There is money to made in most things, including death.
While most people would immediately conjure up images of undertakers if challenged with identifying a death-related businesses, there are alternative avenues through which people are making a living.
It is quite simply, a case of offering a service where there is need for that service.
CNN Money recently ran an article entitled 'Putting grisly skills to work: Home from Iraq, two Marines use their battlefield training to help bereaved families', in which it chronicles the business Biotrauma.
Since appearing in the piece, the firm will have no doubt benefitted from some beneficial online PR.
Biotrauma deals with the clean up of a scene following a person's death and the conclusion of any investigations that authorities need to make.

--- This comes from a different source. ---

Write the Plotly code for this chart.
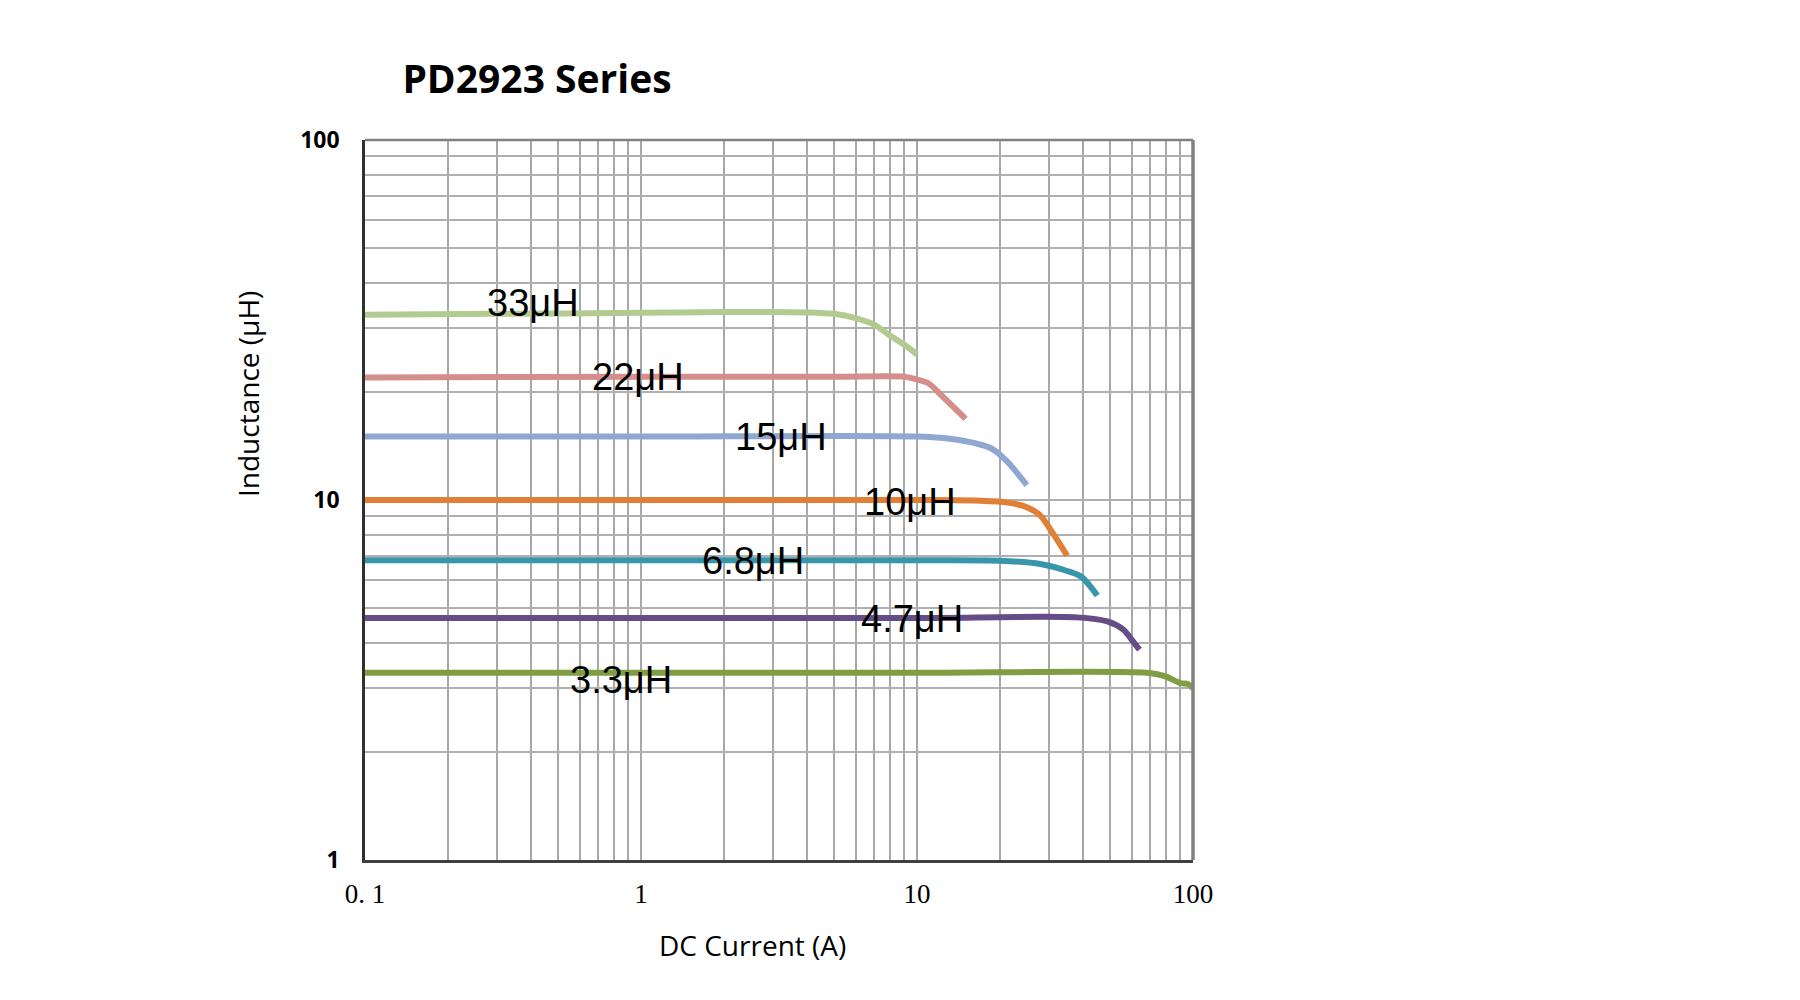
import math
import plotly.graph_objects as go

# ---- data ----
names = ["33μH", "22μH", "15μH", "10μH", "6.8μH", "4.7μH", "3.3μH"]
colors = ["#b3cb90", "#d48e8c", "#8fa8d2", "#e07f35", "#3795ac", "#654d88", "#7f9e43"]

i33 = [0.1, 0.3, 1, 2, 4, 5, 6, 7, 8, 9, 10]
l33 = [32.7, 32.9, 33.1, 33.3, 33.2, 32.9, 32.0, 30.7, 28.6, 27.0, 25.4]
i22 = [0.1, 1, 5, 9, 9.8, 11, 12.2, 15]
l22 = [21.9, 22.0, 22.0, 22.0, 21.7, 21.1, 19.6, 16.8]
i15 = [0.1, 1, 10, 14, 18.6, 21.2, 25]
l15 = [15.0, 15.0, 15.0, 14.7, 13.9, 12.8, 11.0]
i10 = [0.1, 1, 10, 16, 21, 25, 28, 31, 35]
l10 = [10.0, 10.0, 10.0, 9.97, 9.85, 9.55, 9.05, 8.1, 7.0]
i68 = [0.1, 1, 10, 20, 28, 35, 39.4, 45]
l68 = [6.8, 6.8, 6.8, 6.78, 6.64, 6.35, 6.12, 5.43]
i47 = [0.1, 1, 10, 38, 49, 56, 60, 64]
l47 = [4.7, 4.7, 4.7, 4.72, 4.6, 4.36, 4.09, 3.84]
i33b = [0.1, 1, 10, 68, 79, 90, 96, 100]
l33b = [3.31, 3.31, 3.31, 3.31, 3.24, 3.10, 3.08, 3.0]

currents = [i33, i22, i15, i10, i68, i47, i33b]
inductances = [l33, l22, l15, l10, l68, l47, l33b]

# label positions (data coords)
label_x = [0.405, 0.975, 3.22, 9.41, 2.55, 9.6, 0.843]
label_y = [35.3, 21.9, 14.96, 9.89, 6.77, 4.66, 3.17]

title_text = "PD2923 Series"
x_title = "DC Current (A)"
y_title = "Inductance (μH)"

x_major = [0.1, 1, 10, 100]
x_major_text = ["0. 1", "1", "10", "100"]
y_major = [1, 10, 100]
y_major_text = ["1", "10", "100"]

# ---- grid tick values (all 1..9 per decade) ----
def log_ticks(decades):
    vals = []
    for d in decades:
        for k in range(1, 10):
            vals.append(round(k * d, 10))
    return vals

xt = log_ticks([0.1, 1, 10]) + [100]
yt = log_ticks([1, 10]) + [100]
xtt = [x_major_text[x_major.index(v)] if v in x_major else "" for v in xt]
ytt = [y_major_text[y_major.index(v)] if v in y_major else "" for v in yt]

W, H = 1800, 1000
ML, MR, MT, MB = 357, 615, 132, 148
PW, PH = W - ML - MR, H - MT - MB


def px_to_paper(px, py):
    return (px - ML) / PW, (H - MB - py) / PH


fig = go.Figure()
for n, c, xs, ys in zip(names, colors, currents, inductances):
    fig.add_trace(go.Scatter(x=xs, y=ys, mode="lines", name=n,
                             line=dict(color=c, width=6, shape="spline", smoothing=0.8),
                             showlegend=False, hoverinfo="x+y"))

for n, lx, ly in zip(names, label_x, label_y):
    fig.add_annotation(x=math.log10(lx), y=math.log10(ly), xref="x", yref="y",
                       text=n, showarrow=False, xanchor="center", yanchor="middle",
                       font=dict(family="Liberation Sans, Arial", size=38, color="#000000"))

# axis titles as annotations (placed like the reference)
xtx, xty = px_to_paper(744, 937)
fig.add_annotation(x=xtx, y=xty, xref="paper", yref="paper",
                   text=x_title, showarrow=False, xanchor="center", yanchor="middle",
                   font=dict(family="Open Sans, Noto Sans", size=28, color="#000000"))
ytx, yty = px_to_paper(240, 386)
fig.add_annotation(x=ytx, y=yty, xref="paper", yref="paper",
                   text=y_title, showarrow=False, xanchor="center", yanchor="middle",
                   textangle=-90,
                   font=dict(family="Open Sans, Noto Sans", size=28, color="#000000"))

fig.update_layout(
    width=W, height=H,
    paper_bgcolor="white", plot_bgcolor="white",
    margin=dict(l=ML, r=MR, t=MT, b=MB),
    title=dict(text="<b>" + title_text + "</b>", x=529 / W, xanchor="center",
               y=1 - 71 / H, yanchor="middle",
               font=dict(family="Open Sans, Noto Sans", size=39, color="#000000")),
    xaxis=dict(type="log", range=[-1, 2], tickvals=xt, ticktext=xtt,
               showgrid=True, gridcolor="#a8a8a8", gridwidth=1.6,
               showline=True, linecolor="#404040", linewidth=2.5, mirror=False,
               ticks="", zeroline=False, ticklabelstandoff=8,
               tickfont=dict(family="Liberation Serif, Times New Roman", size=27, color="#000000")),
    yaxis=dict(type="log", range=[0, 2], tickvals=yt, ticktext=ytt,
               showgrid=True, gridcolor="#b0b0b0", gridwidth=2,
               showline=True, linecolor="#303030", linewidth=2.5, mirror=False,
               ticks="", zeroline=False, ticklabelstandoff=18,
               tickfont=dict(family="Open Sans, Noto Sans", size=23, color="#000000", weight="bold")),
)

# top and right gray border
fig.add_shape(type="line", xref="x domain", yref="y domain", x0=0, x1=1, y0=1, y1=1,
              line=dict(color="#808080", width=2.5))
fig.add_shape(type="line", xref="x domain", yref="y domain", x0=1, x1=1, y0=0, y1=1,
              line=dict(color="#808080", width=3.5))

fig.write_html("out.html")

Where this company differs from most other crime-scene clear-up businesses is that they offer a host of services on top of the actual physical clean.
Company owners Benjamin Lichtenwalner and Ryan Sawyer are both ex-marines and have each subsequently seen a great deal of horror and the trauma that accompanies death.
As such, whether it is a homicide, suicide, an accident or death by natural causes, the pair always ensure that they do not simply clean and leave.
Lichtenwalner told the new provider: "Often these families have been through a lot. It's our duty to help them attain closure."
Biotrauma offer a range of services to the bereaved, including construction repair, insurance claim processing and, of course, that all-important sympathetic ear.
And the pair know how to handle these situations too. While positioned abroad with the US Army, they were both charged with cleaning up the remains of perished soldiers and preparing their bodies for home.
Of course, while they do offer their sympathies - and should be commended for that - they are ultimately running a business and looking to make money.
Business is booming, with revenues rising from $90,000 in the company's first year to $498,000 last year, with Lichtenwalner revealing that the firm is expected to do even better this coming year.
While a booming business is not so straightforwardly happy as in most companies' cases, the important thing for these guys is that they are there to help, not just clean up physically and financially.
"If we can help just some of those families, we'll be doing our job," Lichtenwalner says.